# SOURCE MATERIAL
************
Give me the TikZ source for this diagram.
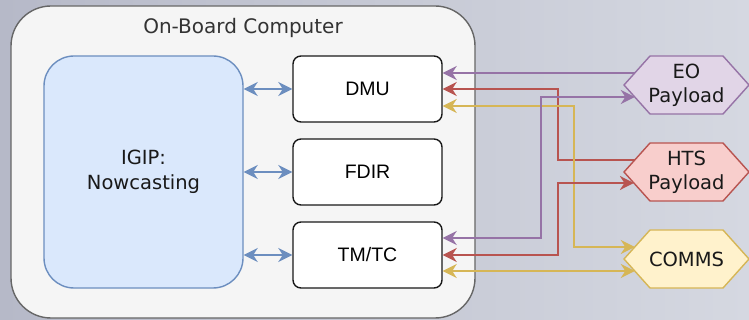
\documentclass[tikz,border=0pt]{standalone}
\usepackage{fontspec}
\setmainfont{DejaVu Sans}
\newfontfamily\arialfont{Liberation Sans}
\usetikzlibrary{arrows.meta,calc}
\definecolor{bgL}{HTML}{B6B9C8}
\definecolor{bgR}{HTML}{D5D8E1}
\definecolor{obcfill}{HTML}{F5F5F5}
\definecolor{obcline}{HTML}{666666}
\definecolor{bluefill}{HTML}{DAE8FC}
\definecolor{blueline}{HTML}{6C8EBF}
\definecolor{purpfill}{HTML}{E1D5E7}
\definecolor{purpline}{HTML}{9673A6}
\definecolor{redfill}{HTML}{F8CECC}
\definecolor{redline}{HTML}{B85450}
\definecolor{yelfill}{HTML}{FFF2CC}
\definecolor{yelline}{HTML}{D6B656}
\definecolor{titlegray}{HTML}{333333}
\tikzset{
  both/.style={arrows={Stealth[length=14pt,width=14pt,inset=4.5pt]-Stealth[length=14pt,width=14pt,inset=4.5pt]}},
  toend/.style={arrows={-Stealth[length=14pt,width=14pt,inset=4.5pt]}},
  obcbox/.style={draw=obcline,fill=obcfill,line width=1.4pt,rounded corners=40pt,minimum width=464pt,minimum height=312pt,inner sep=0pt},
  igipbox/.style={draw=blueline,fill=bluefill,line width=1.4pt,rounded corners=30pt,minimum width=199pt,minimum height=232pt,inner sep=0pt,align=center,font=\fontsize{19.5}{25}\selectfont,text=black!90},
  unitbox/.style={draw=black!90,fill=white,line width=1.4pt,rounded corners=8pt,minimum width=149pt,minimum height=66pt,inner sep=0pt,font=\arialfont\fontsize{19.5}{23}\selectfont},
  hexlabel/.style={align=center,inner sep=0pt,font=\fontsize{19.5}{24}\selectfont,text=black!90},
  hexline/.style={line width=1.4pt,line join=miter},
  blink/.style={draw=blueline,line width=2pt,both},
  conn/.style={line width=2pt},
}
\begin{document}
\begin{tikzpicture}[x=1pt,y=-1pt]
\useasboundingbox (0,0) rectangle (749,320);
\shade[left color=bgL,right color=bgR] (0,0) rectangle (749,320);
% On-board computer
\node[obcbox] (obc) at (243,162) {};
\node[font=\fontsize{20}{24}\selectfont,text=titlegray] (title) at (243,28) {On-Board Computer};
\node[igipbox] (igip) at (143.5,172) {IGIP:\\Nowcasting};
\node[unitbox] (dmu) at (367.5,89) {DMU};
\node[unitbox] (fdir) at (367.5,172) {FDIR};
\node[unitbox] (tmtc) at (367.5,255) {TM/TC};
\draw[blink] (igip.east |- dmu.west) -- (dmu.west);
\draw[blink] (igip.east |- fdir.west) -- (fdir.west);
\draw[blink] (igip.east |- tmtc.west) -- (tmtc.west);
% hexagons
\coordinate (eoc) at (686.5,85);
\coordinate (htsc) at (686.5,172);
\coordinate (commsc) at (686.5,259);
\draw[hexline,draw=purpline,fill=purpfill] (eoc) ++(-62.5,0) -- ++(26,-29) -- ++(73,0) -- ++(26,29) -- ++(-26,29) -- ++(-73,0) -- cycle;
\draw[hexline,draw=redline,fill=redfill] (htsc) ++(-62.5,0) -- ++(26,-29) -- ++(73,0) -- ++(26,29) -- ++(-26,29) -- ++(-73,0) -- cycle;
\draw[hexline,draw=yelline,fill=yelfill] (commsc) ++(-62.5,0) -- ++(26,-29) -- ++(73,0) -- ++(26,29) -- ++(-26,29) -- ++(-73,0) -- cycle;
\node[hexlabel] (eo) at (eoc) {EO\\Payload};
\node[hexlabel] (hts) at (htsc) {HTS\\Payload};
\node[hexlabel] (comms) at (commsc) {COMMS};
% connector end points on hexagon edges
\coordinate (eoA) at ($(eoc)+(-51.7,-12)$);
\coordinate (eoB) at ($(eoc)+(-51.7,12)$);
\coordinate (htsA) at ($(htsc)+(-51.7,-12)$);
\coordinate (htsB) at ($(htsc)+(-52.6,11)$);
\coordinate (commsA) at ($(commsc)+(-51.7,-12)$);
\coordinate (commsB) at ($(commsc)+(-51.7,12)$);
\coordinate (dmuP) at ($(dmu.east)+(0,-16)$);
\coordinate (dmuY) at ($(dmu.east)+(0,17)$);
\coordinate (tmP) at ($(tmtc.east)+(0,-17)$);
\coordinate (tmY) at ($(tmtc.east)+(0,16)$);
\coordinate (xP) at (541,0);
\coordinate (xR) at (558,0);
\coordinate (xY) at (574,0);
% connectors
\draw[conn,draw=purpline,toend] (eoA) -- (dmuP);
\draw[conn,draw=redline,toend] (htsA) -- (htsA -| xR) |- (dmu.east);
\draw[conn,draw=yelline,both] (dmuY) -- (dmuY -| xY) |- (commsA);
\draw[conn,draw=purpline,both] (tmP) -- (tmP -| xP) |- (eoB);
\draw[conn,draw=redline,both] (tmtc.east) -- (tmtc.east -| xR) |- (htsB);
\draw[conn,draw=yelline,both] (tmY) -- (commsB);
\end{tikzpicture}
\end{document}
************
# EXERCISE AIM
Go through the material above and print all of it exactly, except the pictures.

# REPLY TO THE EXERCISE
Give me the TikZ source for this diagram.
\documentclass[tikz,border=0pt]{standalone}
\usepackage{fontspec}
\setmainfont{DejaVu Sans}
\newfontfamily\arialfont{Liberation Sans}
\usetikzlibrary{arrows.meta,calc}
\definecolor{bgL}{HTML}{B6B9C8}
\definecolor{bgR}{HTML}{D5D8E1}
\definecolor{obcfill}{HTML}{F5F5F5}
\definecolor{obcline}{HTML}{666666}
\definecolor{bluefill}{HTML}{DAE8FC}
\definecolor{blueline}{HTML}{6C8EBF}
\definecolor{purpfill}{HTML}{E1D5E7}
\definecolor{purpline}{HTML}{9673A6}
\definecolor{redfill}{HTML}{F8CECC}
\definecolor{redline}{HTML}{B85450}
\definecolor{yelfill}{HTML}{FFF2CC}
\definecolor{yelline}{HTML}{D6B656}
\definecolor{titlegray}{HTML}{333333}
\tikzset{
  both/.style={arrows={Stealth[length=14pt,width=14pt,inset=4.5pt]-Stealth[length=14pt,width=14pt,inset=4.5pt]}},
  toend/.style={arrows={-Stealth[length=14pt,width=14pt,inset=4.5pt]}},
  obcbox/.style={draw=obcline,fill=obcfill,line width=1.4pt,rounded corners=40pt,minimum width=464pt,minimum height=312pt,inner sep=0pt},
  igipbox/.style={draw=blueline,fill=bluefill,line width=1.4pt,rounded corners=30pt,minimum width=199pt,minimum height=232pt,inner sep=0pt,align=center,font=\fontsize{19.5}{25}\selectfont,text=black!90},
  unitbox/.style={draw=black!90,fill=white,line width=1.4pt,rounded corners=8pt,minimum width=149pt,minimum height=66pt,inner sep=0pt,font=\arialfont\fontsize{19.5}{23}\selectfont},
  hexlabel/.style={align=center,inner sep=0pt,font=\fontsize{19.5}{24}\selectfont,text=black!90},
  hexline/.style={line width=1.4pt,line join=miter},
  blink/.style={draw=blueline,line width=2pt,both},
  conn/.style={line width=2pt},
}
\begin{document}
\begin{tikzpicture}[x=1pt,y=-1pt]
\useasboundingbox (0,0) rectangle (749,320);
\shade[left color=bgL,right color=bgR] (0,0) rectangle (749,320);
% On-board computer
\node[obcbox] (obc) at (243,162) {};
\node[font=\fontsize{20}{24}\selectfont,text=titlegray] (title) at (243,28) {On-Board Computer};
\node[igipbox] (igip) at (143.5,172) {IGIP:\\Nowcasting};
\node[unitbox] (dmu) at (367.5,89) {DMU};
\node[unitbox] (fdir) at (367.5,172) {FDIR};
\node[unitbox] (tmtc) at (367.5,255) {TM/TC};
\draw[blink] (igip.east |- dmu.west) -- (dmu.west);
\draw[blink] (igip.east |- fdir.west) -- (fdir.west);
\draw[blink] (igip.east |- tmtc.west) -- (tmtc.west);
% hexagons
\coordinate (eoc) at (686.5,85);
\coordinate (htsc) at (686.5,172);
\coordinate (commsc) at (686.5,259);
\draw[hexline,draw=purpline,fill=purpfill] (eoc) ++(-62.5,0) -- ++(26,-29) -- ++(73,0) -- ++(26,29) -- ++(-26,29) -- ++(-73,0) -- cycle;
\draw[hexline,draw=redline,fill=redfill] (htsc) ++(-62.5,0) -- ++(26,-29) -- ++(73,0) -- ++(26,29) -- ++(-26,29) -- ++(-73,0) -- cycle;
\draw[hexline,draw=yelline,fill=yelfill] (commsc) ++(-62.5,0) -- ++(26,-29) -- ++(73,0) -- ++(26,29) -- ++(-26,29) -- ++(-73,0) -- cycle;
\node[hexlabel] (eo) at (eoc) {EO\\Payload};
\node[hexlabel] (hts) at (htsc) {HTS\\Payload};
\node[hexlabel] (comms) at (commsc) {COMMS};
% connector end points on hexagon edges
\coordinate (eoA) at ($(eoc)+(-51.7,-12)$);
\coordinate (eoB) at ($(eoc)+(-51.7,12)$);
\coordinate (htsA) at ($(htsc)+(-51.7,-12)$);
\coordinate (htsB) at ($(htsc)+(-52.6,11)$);
\coordinate (commsA) at ($(commsc)+(-51.7,-12)$);
\coordinate (commsB) at ($(commsc)+(-51.7,12)$);
\coordinate (dmuP) at ($(dmu.east)+(0,-16)$);
\coordinate (dmuY) at ($(dmu.east)+(0,17)$);
\coordinate (tmP) at ($(tmtc.east)+(0,-17)$);
\coordinate (tmY) at ($(tmtc.east)+(0,16)$);
\coordinate (xP) at (541,0);
\coordinate (xR) at (558,0);
\coordinate (xY) at (574,0);
% connectors
\draw[conn,draw=purpline,toend] (eoA) -- (dmuP);
\draw[conn,draw=redline,toend] (htsA) -- (htsA -| xR) |- (dmu.east);
\draw[conn,draw=yelline,both] (dmuY) -- (dmuY -| xY) |- (commsA);
\draw[conn,draw=purpline,both] (tmP) -- (tmP -| xP) |- (eoB);
\draw[conn,draw=redline,both] (tmtc.east) -- (tmtc.east -| xR) |- (htsB);
\draw[conn,draw=yelline,both] (tmY) -- (commsB);
\end{tikzpicture}
\end{document}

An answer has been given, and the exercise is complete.